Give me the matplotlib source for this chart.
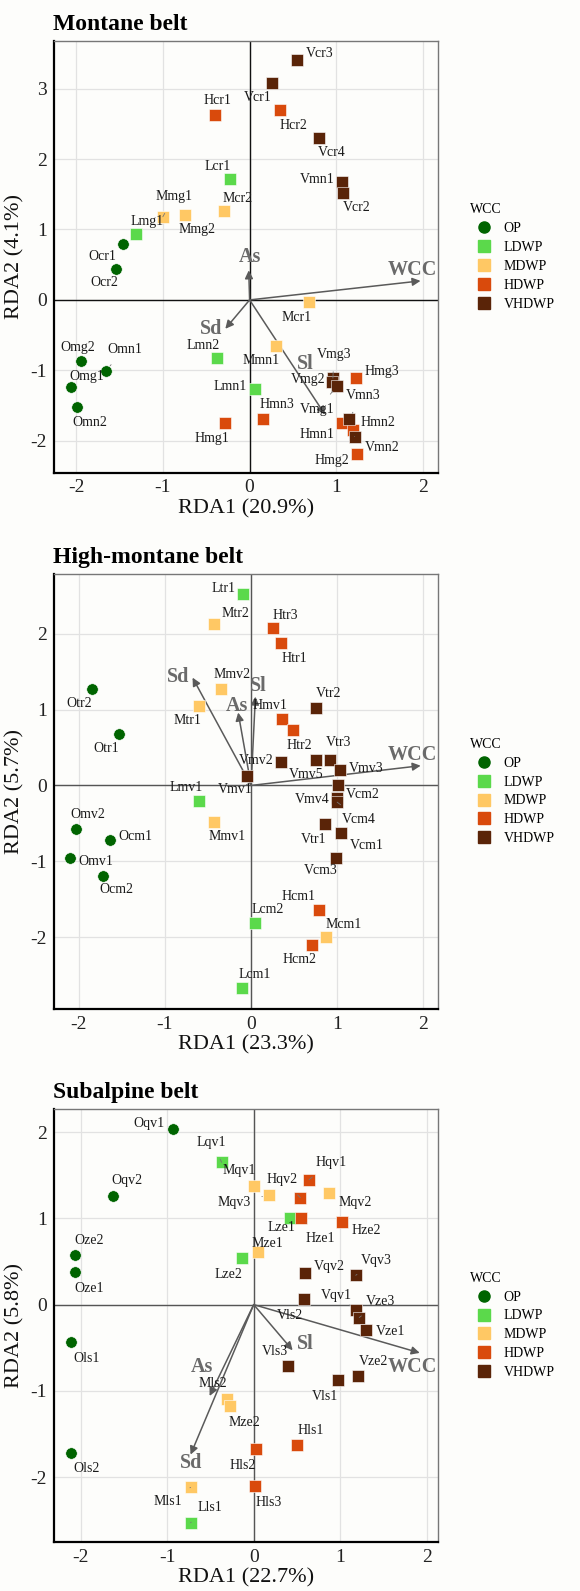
import matplotlib
matplotlib.use('Agg')
import matplotlib.pyplot as plt
from matplotlib.lines import Line2D

plt.rcParams['font.family'] = ['Liberation Serif', 'DejaVu Serif']

# groups and colours
groups = ['OP', 'LDWP', 'MDWP', 'HDWP', 'VHDWP']
group_colors = ['#006400', '#5BD94B', '#FFC864', '#D94A0C', '#5A2408']
group_of_prefix = {'O': 'OP', 'L': 'LDWP', 'M': 'MDWP', 'H': 'HDWP', 'V': 'VHDWP'}
env_vars = ['WCC', 'As', 'Sd', 'Sl']

# ---- Montane belt ----
mon_sites = ['Vcr3', 'Vcr1', 'Hcr1', 'Hcr2', 'Vcr4', 'Lcr1', 'Vmn1', 'Vcr2', 'Mmg1', 'Mmg2',
             'Mcr2', 'Lmg1', 'Ocr1', 'Ocr2', 'Mcr1', 'Mmn1', 'Lmn2', 'Lmn1', 'Hmn3', 'Hmg1',
             'Omg2', 'Omn1', 'Omg1', 'Omn2', 'Vmg3', 'Vmg2', 'Vmg1', 'Hmg3', 'Vmn3', 'Hmn1',
             'Hmn2', 'Vmn2', 'Hmg2']
mon_x = [0.55, 0.26, -0.40, 0.35, 0.80, -0.23, 1.07, 1.08, -1.00, -0.75,
         -0.29, -1.31, -1.46, -1.54, 0.68, 0.30, -0.38, 0.06, 0.16, -0.28,
         -1.94, -1.66, -2.06, -1.99, 0.96, 0.95, 1.01, 1.23, 1.14, 1.06,
         1.19, 1.21, 1.24]
mon_y = [3.41, 3.08, 2.63, 2.70, 2.30, 1.71, 1.68, 1.52, 1.18, 1.20,
         1.26, 0.94, 0.80, 0.44, -0.03, -0.65, -0.83, -1.27, -1.69, -1.75,
         -0.86, -1.01, -1.23, -1.52, -1.11, -1.16, -1.22, -1.11, -1.69, -1.74,
         -1.85, -1.94, -2.18]
mon_vx = [1.97, -0.01, -0.28, 0.87]
mon_vy = [0.27, 0.42, -0.41, -1.63]

# ---- High-montane belt ----
hig_sites = ['Ltr1', 'Mtr2', 'Htr3', 'Htr1', 'Otr2', 'Otr1', 'Mmv2', 'Mtr1', 'Vtr2', 'Hmv1',
             'Htr2', 'Vmv2', 'Vmv5', 'Vtr3', 'Vmv3', 'Vmv1', 'Vcm2', 'Vmv4', 'Vcm4', 'Vtr1',
             'Vcm1', 'Vcm3', 'Hcm1', 'Lcm2', 'Mcm1', 'Hcm2', 'Lcm1', 'Mmv1', 'Lmv1', 'Omv2',
             'Ocm1', 'Omv1', 'Ocm2']
hig_x = [-0.09, -0.43, 0.25, 0.35, -1.85, -1.54, -0.35, -0.60, 0.75, 0.36,
         0.49, 0.35, 0.75, 0.92, 1.03, -0.05, 1.01, 1.00, 1.00, 0.86,
         1.04, 0.99, 0.79, 0.05, 0.87, 0.71, -0.11, -0.43, -0.61, -2.03,
         -1.64, -2.10, -1.72]
hig_y = [2.52, 2.13, 2.07, 1.87, 1.27, 0.68, 1.27, 1.04, 1.02, 0.87,
         0.73, 0.31, 0.34, 0.33, 0.20, 0.13, 0.00, -0.17, -0.22, -0.51,
         -0.63, -0.95, -1.64, -1.81, -2.00, -2.10, -2.67, -0.48, -0.20, -0.57,
         -0.72, -0.96, -1.19]
hig_vx = [1.97, -0.15, -0.68, 0.05]
hig_vy = [0.26, 0.96, 1.42, 1.17]

# ---- Subalpine belt ----
sub_sites = ['Oqv1', 'Lqv1', 'Mqv1', 'Hqv1', 'Oqv2', 'Mqv3', 'Hqv2', 'Mqv2', 'Lze1', 'Hze1',
             'Hze2', 'Oze2', 'Oze1', 'Mze1', 'Lze2', 'Vqv2', 'Vqv3', 'Vls2', 'Vqv1', 'Vze3',
             'Vze1', 'Ols1', 'Vls3', 'Vze2', 'Vls1', 'Mls2', 'Mze2', 'Hls1', 'Hls2', 'Ols2',
             'Hls3', 'Mls1', 'Lls1']
sub_x = [-0.93, -0.37, 0.00, 0.64, -1.63, 0.18, 0.54, 0.87, 0.42, 0.55,
         1.02, -2.07, -2.07, 0.05, -0.14, 0.59, 1.18, 0.58, 1.18, 1.22,
         1.30, -2.11, 0.40, 1.21, 0.97, -0.31, -0.27, 0.50, 0.03, -2.11,
         0.01, -0.73, -0.73]
sub_y = [2.04, 1.65, 1.38, 1.45, 1.26, 1.27, 1.24, 1.29, 1.01, 1.01,
         0.96, 0.58, 0.38, 0.61, 0.54, 0.37, 0.34, 0.07, -0.06, -0.15,
         -0.29, -0.43, -0.71, -0.83, -0.88, -1.09, -1.18, -1.63, -1.68, -1.72,
         -2.10, -2.12, -2.53]
sub_vx = [1.92, -0.51, -0.73, 0.45]
sub_vy = [-0.56, -1.06, -1.74, -0.53]

# label offsets in pixels (dx, dy, leader line)
mon_lab = {'Vcr3': (22, 6, 0), 'Vcr1': (-14, -15, 0), 'Hcr1': (3, 14, 0), 'Hcr2': (13, -16, 0),
           'Vcr4': (13, -15, 0), 'Lcr1': (-12, 13, 0), 'Vmn1': (-25, 2, 0), 'Vcr2': (13, -15, 0),
           'Mmg1': (11, 20, 1), 'Mmg2': (13, -14, 0), 'Mcr2': (13, 13, 0), 'Lmg1': (11, 12, 0),
           'Ocr1': (-21, -13, 0), 'Ocr2': (-12, -14, 0), 'Mcr1': (-12, -15, 0), 'Mmn1': (-15, -15, 0),
           'Lmn2': (-13, 13, 0), 'Lmn1': (-25, 3, 0), 'Hmn3': (13, 14, 0), 'Hmg1': (-13, -15, 0),
           'Omg2': (-4, 13, 0), 'Omn1': (19, 22, 1), 'Omg1': (16, 10, 0), 'Omn2': (13, -15, 0),
           'Vmg3': (1, 24, 1), 'Vmg2': (-24, 2, 0), 'Vmg1': (-20, -24, 1), 'Hmg3': (26, 7, 0),
           'Vmn3': (15, 23, 1), 'Hmn1': (-25, -12, 0), 'Hmn2': (25, 8, 0), 'Vmn2': (28, -11, 1),
           'Hmg2': (-25, -7, 0)}
hig_lab = {'Ltr1': (-20, 6, 0), 'Mtr2': (21, 10, 0), 'Htr3': (13, 13, 0), 'Htr1': (13, -15, 0),
           'Otr2': (-13, -14, 0), 'Otr1': (-12, -15, 0), 'Mmv2': (11, 15, 0), 'Mtr1': (-12, -14, 0),
           'Vtr2': (13, 14, 0), 'Hmv1': (-12, 14, 0), 'Htr2': (6, -15, 0), 'Vmv2': (-25, 1, 0),
           'Vmv5': (-9, -15, 0), 'Vtr3': (8, 18, 0), 'Vmv3': (26, 2, 0), 'Vmv1': (-12, -14, 0),
           'Vcm2': (25, -9, 0), 'Vmv4': (-25, -1, 0), 'Vcm4': (22, -17, 1), 'Vtr1': (-12, -15, 0),
           'Vcm1': (26, -12, 0), 'Vcm3': (-16, -13, 0), 'Hcm1': (-21, 13, 0), 'Lcm2': (12, 13, 0),
           'Mcm1': (18, 13, 0), 'Hcm2': (-13, -15, 0), 'Lcm1': (13, 14, 0), 'Mmv1': (13, -15, 0),
           'Lmv1': (-12, 13, 0), 'Omv2': (11, 14, 0), 'Ocm1': (25, 4, 0), 'Omv1': (26, -3, 0),
           'Ocm2': (13, -14, 0)}
sub_lab = {'Oqv1': (-24, 5, 0), 'Lqv1': (-10, 20, 1), 'Mqv1': (-14, 15, 0), 'Hqv1': (22, 17, 1),
           'Oqv2': (14, 15, 0), 'Mqv3': (-35, -7, 1), 'Hqv2': (-18, 18, 1), 'Mqv2': (26, -9, 0),
           'Lze1': (-9, -10, 0), 'Hze1': (19, -21, 1), 'Hze2': (24, -9, 0), 'Oze2': (14, 14, 0),
           'Oze1': (14, -17, 0), 'Mze1': (9, 9, 0), 'Lze2': (-13, -16, 0), 'Vqv2': (25, 6, 0),
           'Vqv3': (21, 15, 1), 'Vls2': (-14, -17, 0), 'Vqv1': (-19, 14, 1), 'Vze3': (21, 16, 1),
           'Vze1': (24, -2, 0), 'Ols1': (15, -17, 0), 'Vls3': (-13, 14, 0), 'Vze2': (15, 15, 0),
           'Vls1': (-13, -16, 0), 'Mls2': (-14, 15, 0), 'Mze2': (14, -16, 0), 'Hls1': (14, 15, 0),
           'Hls2': (-14, -16, 0), 'Ols2': (15, -16, 0), 'Hls3': (14, -17, 0), 'Mls1': (-23, -14, 1),
           'Lls1': (19, 15, 1)}
mon_vlab = [(-8, 11), (1, 13), (-14, 0), (-20, 51)]
hig_vlab = [(-8, 11), (-1, 7), (-14, 1), (3, 11)]
sub_vlab = [(-7, -14), (-8, 29), (1, -8), (13, 6)]


def draw_panel(ax, title, sites, xs, ys, vx, vy, lab, vlab, xlabel, ylabel, xlim, ylim, zero_color):
    ax.set_facecolor('#FDFDFB')
    ax.set_xlim(*xlim)
    ax.set_ylim(*ylim)
    ax.set_xticks([-2, -1, 0, 1, 2])
    ax.set_xticklabels(['-2', '-1', '0', '1', '2'])
    yt = [t for t in range(-3, 4) if ylim[0] < t < ylim[1]]
    ax.set_yticks(yt)
    ax.set_yticklabels([str(t) for t in yt])
    ax.grid(color='#E2E2E2', lw=0.9)
    ax.set_axisbelow(True)
    ax.axhline(0, color=zero_color, lw=1.0, zorder=1)
    ax.axvline(0, color=zero_color, lw=1.0, zorder=1)
    for s in ['left', 'bottom']:
        ax.spines[s].set_color('black')
        ax.spines[s].set_linewidth(1.6)
    for s in ['top', 'right']:
        ax.spines[s].set_color('#777777')
        ax.spines[s].set_linewidth(1.0)
    ax.tick_params(length=0, labelsize=14, pad=5, colors='#222222')

    # env vectors
    for i, v in enumerate(env_vars):
        ax.annotate('', xy=(vx[i], vy[i]), xytext=(0, 0),
                    arrowprops=dict(arrowstyle='-|>', color='#5A5A5A', lw=1.1,
                                    mutation_scale=12, shrinkA=0, shrinkB=0), zorder=2)
        ax.annotate(v, xy=(vx[i], vy[i]), xytext=vlab[i], textcoords='offset pixels',
                    ha='center', va='center', fontsize=14.5, fontweight='bold',
                    color='#6A6A6A', zorder=2)

    # points
    for g, c in zip(groups, group_colors):
        px = [x for s, x in zip(sites, xs) if group_of_prefix[s[0]] == g]
        py = [y for s, y in zip(sites, ys) if group_of_prefix[s[0]] == g]
        ax.scatter(px, py, s=68 if g == 'OP' else 72, marker='o' if g == 'OP' else 's',
                   color=c, edgecolors='white', linewidths=0.4, zorder=3)

    # site labels
    for s, x, y in zip(sites, xs, ys):
        dx, dy, lead = lab[s]
        props = None
        if lead:
            props = dict(arrowstyle='-', color='#777777', lw=0.6, shrinkA=6, shrinkB=5)
        ax.annotate(s, xy=(x, y), xytext=(dx, dy), textcoords='offset pixels',
                    ha='center', va='center', fontsize=10, color='#1A1A1A',
                    arrowprops=props, zorder=4)

    ax.set_xlabel(xlabel, fontsize=16, labelpad=2, color='#111111')
    ax.set_ylabel(ylabel, fontsize=16, labelpad=4, color='#111111')
    ax.set_title(title, loc='left', fontsize=17, fontweight='bold', pad=8, x=-0.003)

    handles = [Line2D([], [], marker='o' if g == 'OP' else 's', linestyle='', color=c,
                      markersize=8) for g, c in zip(groups, group_colors)]
    ax.legend(handles, groups, title='WCC', loc='center left', bbox_to_anchor=(1.07, 0.5),
              frameon=False, fontsize=10, title_fontsize=10, handletextpad=0.4,
              labelspacing=0.42, borderaxespad=0.0, alignment='left')


fig = plt.figure(figsize=(5.8, 15.91), dpi=100)
fig.patch.set_facecolor('#FDFDFB')
left, width = 0.093, 0.662
ax1 = fig.add_axes([left, 0.703, width, 0.271])
ax2 = fig.add_axes([left, 0.366, width, 0.273])
ax3 = fig.add_axes([left, 0.031, width, 0.272])

draw_panel(ax1, 'Montane belt', mon_sites, mon_x, mon_y, mon_vx, mon_vy, mon_lab, mon_vlab,
           'RDA1 (20.9%)', 'RDA2 (4.1%)', (-2.255, 2.17), (-2.45, 3.67), '#111111')
draw_panel(ax2, 'High-montane belt', hig_sites, hig_x, hig_y, hig_vx, hig_vy, hig_lab, hig_vlab,
           'RDA1 (23.3%)', 'RDA2 (5.7%)', (-2.29, 2.17), (-2.94, 2.78), '#555555')
draw_panel(ax3, 'Subalpine belt', sub_sites, sub_x, sub_y, sub_vx, sub_vy, sub_lab, sub_vlab,
           'RDA1 (22.7%)', 'RDA2 (5.8%)', (-2.31, 2.13), (-2.75, 2.27), '#555555')

fig.savefig('out.png', dpi=100, facecolor=fig.get_facecolor())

- - - -

> [What the task requires] Set down again, exactly, the lines of the material above from its first line to the one with "mon_vy = [0.27, 0.42, -0.41, -1.63]", inclusive. Leave the pictures out.

> [Response to the task]
Give me the matplotlib source for this chart.
import matplotlib
matplotlib.use('Agg')
import matplotlib.pyplot as plt
from matplotlib.lines import Line2D

plt.rcParams['font.family'] = ['Liberation Serif', 'DejaVu Serif']

# groups and colours
groups = ['OP', 'LDWP', 'MDWP', 'HDWP', 'VHDWP']
group_colors = ['#006400', '#5BD94B', '#FFC864', '#D94A0C', '#5A2408']
group_of_prefix = {'O': 'OP', 'L': 'LDWP', 'M': 'MDWP', 'H': 'HDWP', 'V': 'VHDWP'}
env_vars = ['WCC', 'As', 'Sd', 'Sl']

# ---- Montane belt ----
mon_sites = ['Vcr3', 'Vcr1', 'Hcr1', 'Hcr2', 'Vcr4', 'Lcr1', 'Vmn1', 'Vcr2', 'Mmg1', 'Mmg2',
             'Mcr2', 'Lmg1', 'Ocr1', 'Ocr2', 'Mcr1', 'Mmn1', 'Lmn2', 'Lmn1', 'Hmn3', 'Hmg1',
             'Omg2', 'Omn1', 'Omg1', 'Omn2', 'Vmg3', 'Vmg2', 'Vmg1', 'Hmg3', 'Vmn3', 'Hmn1',
             'Hmn2', 'Vmn2', 'Hmg2']
mon_x = [0.55, 0.26, -0.40, 0.35, 0.80, -0.23, 1.07, 1.08, -1.00, -0.75,
         -0.29, -1.31, -1.46, -1.54, 0.68, 0.30, -0.38, 0.06, 0.16, -0.28,
         -1.94, -1.66, -2.06, -1.99, 0.96, 0.95, 1.01, 1.23, 1.14, 1.06,
         1.19, 1.21, 1.24]
mon_y = [3.41, 3.08, 2.63, 2.70, 2.30, 1.71, 1.68, 1.52, 1.18, 1.20,
         1.26, 0.94, 0.80, 0.44, -0.03, -0.65, -0.83, -1.27, -1.69, -1.75,
         -0.86, -1.01, -1.23, -1.52, -1.11, -1.16, -1.22, -1.11, -1.69, -1.74,
         -1.85, -1.94, -2.18]
mon_vx = [1.97, -0.01, -0.28, 0.87]
mon_vy = [0.27, 0.42, -0.41, -1.63]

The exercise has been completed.